There’s been a lot of discussion about whether inequality is good or bad for our society. People don’t think it’s good, necessarily, but they may think that inequality is a kind of unavoidable side effect of rising wealth, for example. Other people, myself included, think that inequality can be quite corrosive, that it can adversely affect the health of a community, the economic productivity of a community, and so forth.

But it’s very difficult with observational data to be sure about this. So we decided to do an experiment in which we created societies of real people—small-scale societies in which we manipulated the inequality, as measured by the Gini coefficient. We made some of these societies totally equal—the Gini was zero. Some were slightly unequal, like Scandinavia, which is 0.2, and some quite unequal, like the United States, which is 0.4.

Then we picked people at random and dropped them into these little networks with different levels of inequality. We assigned some to be rich and some to be poor, also at random. Furthermore, we manipulated what we call the visibility of the situation, whether you could see the wealth of the other people around you.

So we had six different kinds of worlds: equality, low-level inequality, or high inequality, along with visibility or no visibility. Then we let the people interact with each other to test how bad inequality is for the ability of these societies to produce wealth, and for the cooperativity of these societies, and the friendliness of these societies.

We found some things that were very surprising to me. We actually found that inequality in our experiment was not corrosive to wealth production or (very much) to cooperation or to friendliness. But visible inequality was bad. What really was bad in these societies was the visibility of wealth, not the distribution of the wealth, not the inequality of the wealth.

Now this is a highly stylized experimental situation. The real world might be different. These were small financial stakes, brief interaction over the course of an hour—all very simplified. But nevertheless, these are some very suggestive results.

I think part of the reason we may not have appreciated this as readily before is that, when you go out into the real world and look for inequality, it’s necessarily visible. There aren’t many circumstances in which inequality is invisible. So I think, in the past, people may have been conflating the impact of inequality of wealth with the impact of visibility of wealth.

I also think that our findings have some implications that are important for firms. We found that there was an interaction between inequality and visibility. When equality was high, visibility was not harmful. But when inequality was high, visibility was harmful. What do I mean by that? Imagine you’re thinking about pay transparency in a firm. Basically, if the wage gap between the CEO and the line worker is, let’s say, on the order of five times, then you should publicize everyone’s pay. Everyone should know what everyone else is making. Everyone then becomes happier, more cooperative, and friendlier, and you generate more wealth in our experiments.

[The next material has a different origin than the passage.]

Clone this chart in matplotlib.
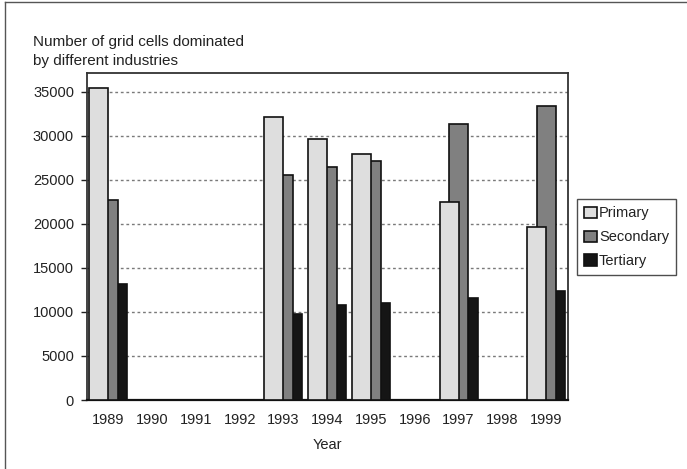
import numpy as np
import matplotlib
matplotlib.use("Agg")
import matplotlib.pyplot as plt
from matplotlib.lines import Line2D

plt.rcParams['font.family'] = ['Liberation Sans', 'DejaVu Sans']

years = ['1989', '1990', '1991', '1992', '1993', '1994', '1995', '1996', '1997', '1998', '1999']
primary = [35500, np.nan, np.nan, np.nan, 32100, 29600, 27900, np.nan, 22500, np.nan, 19600]
secondary = [22700, np.nan, np.nan, np.nan, 25600, 26500, 27200, np.nan, 31300, np.nan, 33400]
tertiary = [13200, np.nan, np.nan, np.nan, 9800, 10800, 11000, np.nan, 11600, np.nan, 12400]
series_names = ['Primary', 'Secondary', 'Tertiary']
y_ticks = [0, 5000, 10000, 15000, 20000, 25000, 30000, 35000]

W, H = 687, 469
fig = plt.figure(figsize=(W / 100, H / 100), dpi=100)
ax = fig.add_axes([86.5 / W, (H - 400) / H, (568 - 86.5) / W, (400 - 73) / H])

x = np.arange(len(years))
step = 0.217
bw = 0.434
colors = ['#dedede', '#808080', '#151515']
values = [primary, secondary, tertiary]
handles = []
# overlapping clustered bars: first series sits on top
for i in range(2, -1, -1):
    b = ax.bar(x + (i - 1) * step, values[i], width=bw, color=colors[i],
               edgecolor='#111111', linewidth=1.2, zorder=3 + (3 - i),
               label=series_names[i])
    handles.append(b)
handles = handles[::-1]

ax.set_xlim(-0.5, len(years) - 0.5)
ax.set_ylim(0, 37150)
ax.set_yticks(y_ticks)
ax.set_yticklabels([str(v) for v in y_ticks])
ax.set_xticks(x)
ax.set_xticklabels(years)
ax.tick_params(axis='x', length=0, pad=9, labelsize=10.5, colors='#222222')
ax.tick_params(axis='y', length=4, width=1, direction='out', pad=5,
               labelsize=10.5, colors='#222222')

for yv in y_ticks[1:]:
    ax.axhline(yv, color='#7a7a7a', linestyle=(0, (2, 2)), linewidth=1.0, zorder=1)

for s in ax.spines.values():
    s.set_color('#333333')
    s.set_linewidth(1.3)
ax.spines['bottom'].set_color('#111111')
ax.spines['bottom'].set_linewidth(1.6)

ax.set_xlabel('Year', fontsize=10.5, color='#222222', labelpad=8)

fig.text(33 / W, 1 - 35 / H, 'Number of grid cells dominated\nby different industries',
         ha='left', va='top', fontsize=11, color='#222222', linespacing=1.5)

leg = ax.legend(handles, series_names, loc='upper left',
                bbox_to_anchor=(577 / W, 1 - 199 / H), bbox_transform=fig.transFigure,
                frameon=True, fancybox=False, fontsize=10.5, handlelength=0.9,
                handleheight=0.8, handletextpad=0.1, labelspacing=0.68,
                borderpad=0.5, borderaxespad=0)
leg.get_frame().set_edgecolor('#222222')
leg.get_frame().set_linewidth(1.0)
for t in leg.get_texts():
    t.set_color('#222222')

# outer figure border
fig.add_artist(Line2D([5 / W, 5 / W], [0, 1 - 2 / H], transform=fig.transFigure,
                      color='#555555', linewidth=1.0))
fig.add_artist(Line2D([5 / W, 1], [1 - 2 / H, 1 - 2 / H], transform=fig.transFigure,
                      color='#555555', linewidth=1.0))

fig.savefig('out.png', dpi=100)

Conversely, if inequality is very high and the CEO makes, let’s say, 500 times what the line worker makes, do not publicize the inequality. That’s very corrosive. So the impact of flipping on the visibility switch varies depending on the baseline level of inequality. Our experiments were able to tease that apart.

There are other examples like that. Think about policies regarding uniforms in schools or in workplaces. Basically, those are invisibility cloaks. By implementing uniform policies, you prevent the public display of wealth. Those too can be thought of as tools to modulate the impact of inequality.

Those are just a couple of illustrations of this little experiment that we did, but we increasingly have become interested not just in the structure of networks, not just in the function of networks, but also in how you distribute people with certain attributes within the fabric of a social structure. That, too, can be highly relevant to how social networks affect our lives.